Virtualis Launches in Utah: A New Chapter in Classical Education and Health Formation

Utah — May 2025 — Virtualis Online School has officially opened enrollment for the 2025–2026 school year, bringing a one-of-a-kind K–12 education model to Utah families. Designed for the modern world but grounded in timeless truth, Virtualis combines accredited classical instruction with a first-in-the-nation health and formation curriculum—one that treats the body not as a side note, but as a foundational part of what it means to be human.

While many online schools focus on convenience or career prep, Virtualis offers something deeper: formation. Built on a partnership with Great Hearts Online (GHO), a leader in accredited classical education, Virtualis delivers a rigorous academic program rooted in the Western tradition. Students read great books, study logic and Latin, and engage in Socratic dialogue under the guidance of expert instructors. GHO’s curriculum and credentialing ensure academic excellence and transferability across state and college systems, giving families confidence from the start.

But what sets Virtualis apart is what happens beyond the classroom. Through the Vitae Formation program, students encounter health as a liberal art—not as compliance or biology, but as a discipline of freedom. They learn the science of the body alongside the virtues that govern its care: temperance, resilience, stewardship, rest. Whether exploring nutrition, sleep, movement, or emotional regulation, students are taught to see their physical selves as meaningful, moral, and part of a greater calling.

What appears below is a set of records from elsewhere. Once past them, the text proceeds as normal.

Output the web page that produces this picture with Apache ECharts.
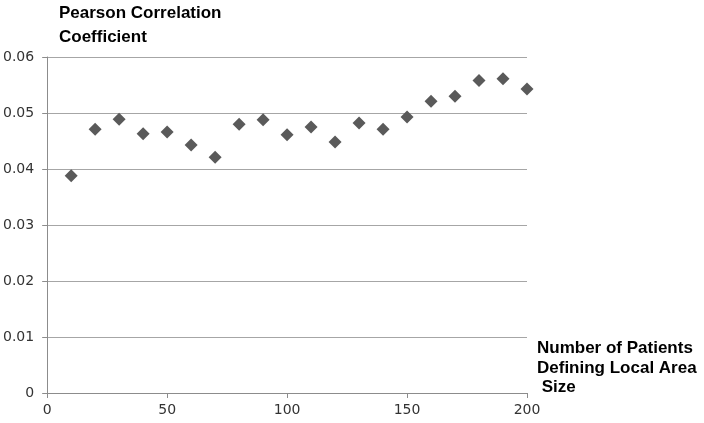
<!DOCTYPE html>
<html>
<head>
<meta charset="utf-8">
<script src="https://cdn.jsdelivr.net/npm/echarts@6/dist/echarts.min.js"></script>
<style>
  html, body { margin: 0; padding: 0; background: #fff; }
  #main { width: 704px; height: 423px; }
</style>
</head>
<body>
<div id="main"></div>
<script>
// patients defining local area size (x) and pearson coefficient (y)
var areaSize = [10, 20, 30, 40, 50, 60, 70, 80, 90, 100, 110, 120, 130, 140, 150, 160, 170, 180, 190, 200];
var pearson = [0.0388, 0.0471, 0.0489, 0.0463, 0.0466, 0.0443, 0.0421, 0.0480, 0.0488, 0.0461,
               0.0475, 0.0448, 0.0482, 0.0471, 0.0493, 0.0521, 0.0530, 0.0558, 0.0561, 0.0543];
var yTitle = 'Pearson Correlation\nCoefficient';
var xTitle = 'Number of Patients\nDefining Local Area\n Size';

var points = [];
for (var i = 0; i < areaSize.length; i++) {
    points.push([areaSize[i], pearson[i]]);
}

var myChart = echarts.init(document.getElementById('main'));
var option = {
    backgroundColor: '#fff',
    animation: false,
    title: [
        {
            text: yTitle,
            left: 59, top: 1, padding: 0,
            textStyle: { fontFamily: 'Liberation Sans', fontWeight: 'bold', fontSize: 17, lineHeight: 24, color: '#000' }
        },
        {
            text: xTitle,
            left: 537, top: 339, padding: 0,
            textStyle: { fontFamily: 'Liberation Sans', fontWeight: 'bold', fontSize: 17, lineHeight: 19.5, color: '#000' }
        }
    ],
    grid: { left: 47, right: 177, top: 57, bottom: 30 },
    xAxis: {
        type: 'value',
        min: 0, max: 200, interval: 50,
        axisLine: { lineStyle: { color: '#8c8c8c' } },
        axisTick: { show: true, length: 5, lineStyle: { color: '#8c8c8c' } },
        axisLabel: { fontFamily: 'DejaVu Sans', fontSize: 14, color: '#333', margin: 10 },
        splitLine: { show: false }
    },
    yAxis: {
        type: 'value',
        min: 0, max: 0.06, interval: 0.01,
        axisLine: { show: true, lineStyle: { color: '#8c8c8c' } },
        axisTick: { show: true, length: 5, lineStyle: { color: '#8c8c8c' } },
        axisLabel: {
            fontFamily: 'DejaVu Sans', fontSize: 14, color: '#333', margin: 13,
            formatter: function (v) { return v === 0 ? '0' : v.toFixed(2); }
        },
        splitLine: { lineStyle: { color: '#a6a6a6' } }
    },
    series: [{
        type: 'scatter',
        symbol: 'diamond',
        symbolSize: 13,
        itemStyle: { color: '#5a5a5a', opacity: 1 },
        data: points
    }]
};
myChart.setOption(option);
</script>
</body>
</html>
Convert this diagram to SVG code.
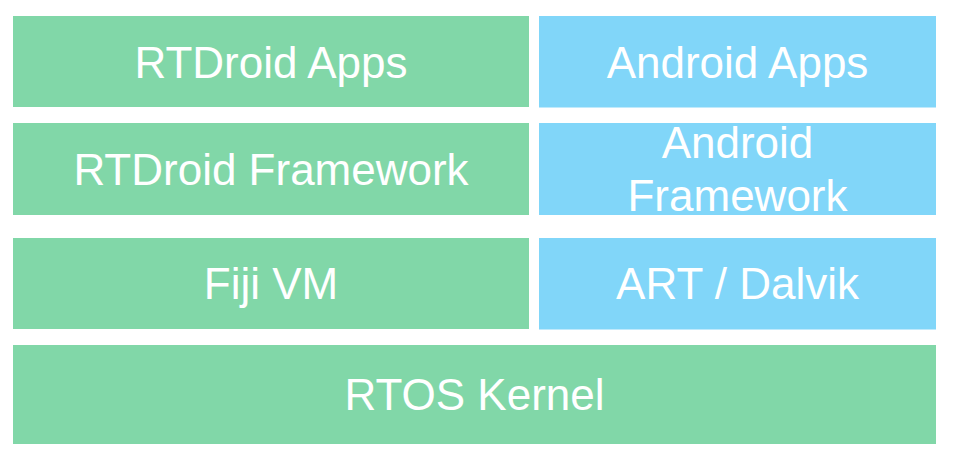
<svg xmlns="http://www.w3.org/2000/svg" width="956" height="462" viewBox="0 0 956 462">
<style>
.g{fill:#81D7A8}
.b{fill:#81D6F9}
text{font-family:"Liberation Sans",Arial,sans-serif;font-size:44px;fill:#ffffff;text-anchor:middle}
</style>
<rect width="956" height="462" fill="#ffffff"/>
<g id="rtdroid-apps"><rect class="g" x="13" y="16" width="516" height="91"/><text x="271" y="77.5">RTDroid Apps</text></g>
<g id="android-apps"><rect class="b" x="539" y="16" width="397" height="91.5"/><text x="737.5" y="77.5">Android Apps</text></g>
<g id="rtdroid-framework"><rect class="g" x="13" y="123" width="516" height="92"/><text x="271" y="185">RTDroid Framework</text></g>
<g id="android-framework"><rect class="b" x="539" y="123" width="397" height="92"/><text x="737.5" y="158.3">Android</text><text x="737.5" y="210.7">Framework</text></g>
<g id="fiji-vm"><rect class="g" x="13" y="238" width="516" height="91"/><text x="271" y="299.3">Fiji VM</text></g>
<g id="art-dalvik"><rect class="b" x="539" y="238" width="397" height="91.5"/><text x="737.5" y="299.3">ART / Dalvik</text></g>
<g id="rtos-kernel"><rect class="g" x="13" y="345" width="923" height="99"/><text x="474.5" y="410.3">RTOS Kernel</text></g>
<g id="connectors"/>
</svg>
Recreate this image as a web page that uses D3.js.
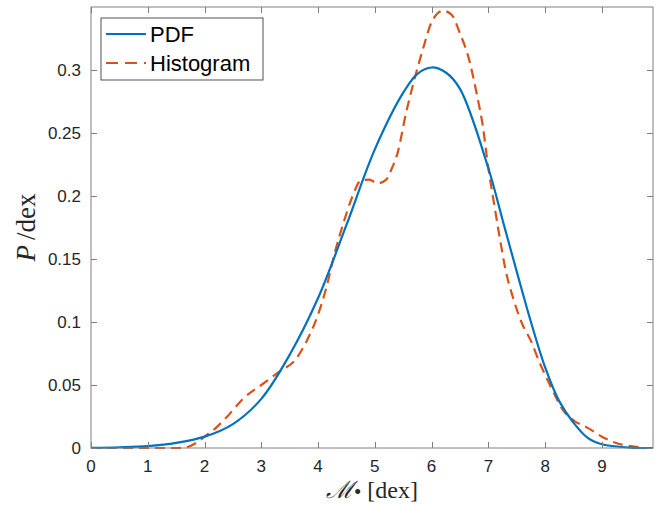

This holistic vision is more than theory. Virtualis is building pathways for students who may be called to vocations in medicine, nursing, physical therapy, counseling, or bioethics—not through a pre-professional track, but through a formation of imagination, clarity, and service. With guidance from licensed providers like Proffesor Dana Rodriguez PNP, PhD, the program offers medically informed instruction and optional telehealth consultations for students and families who desire a more integrated support system.

Select concierge-based telemedicine services—designed for issues that directly impact learning, development, or behavior—may qualify for Utah’s Empowerment Scholarship Account (ESA) funding, allowing families to tailor their support based on need and budget. These visits are not required, but they represent a profound shift: an education model that forms the soul and supports the body, without separating the two.

Virtualis will launch with grades K–5 in its inaugural year, adding grades 6–8 in 2026–2027 and high school grades one year at a time thereafter. Though students may join at any grade, Virtualis encourages early enrollment for families who want to grow in the model from the start. Older siblings in grades 6–12 may be admitted on a case-by-case basis, depending on available seats and student readiness.

Virtualis Arizona is also starting this coming year. With future expansion planned for Wisconsin and Texas, Virtualis represents the beginning of a national vision: an online classical education that forms the whole child—mind, body, and soul—while supporting families in their primary role. It is not just school online. It is school rightly ordered.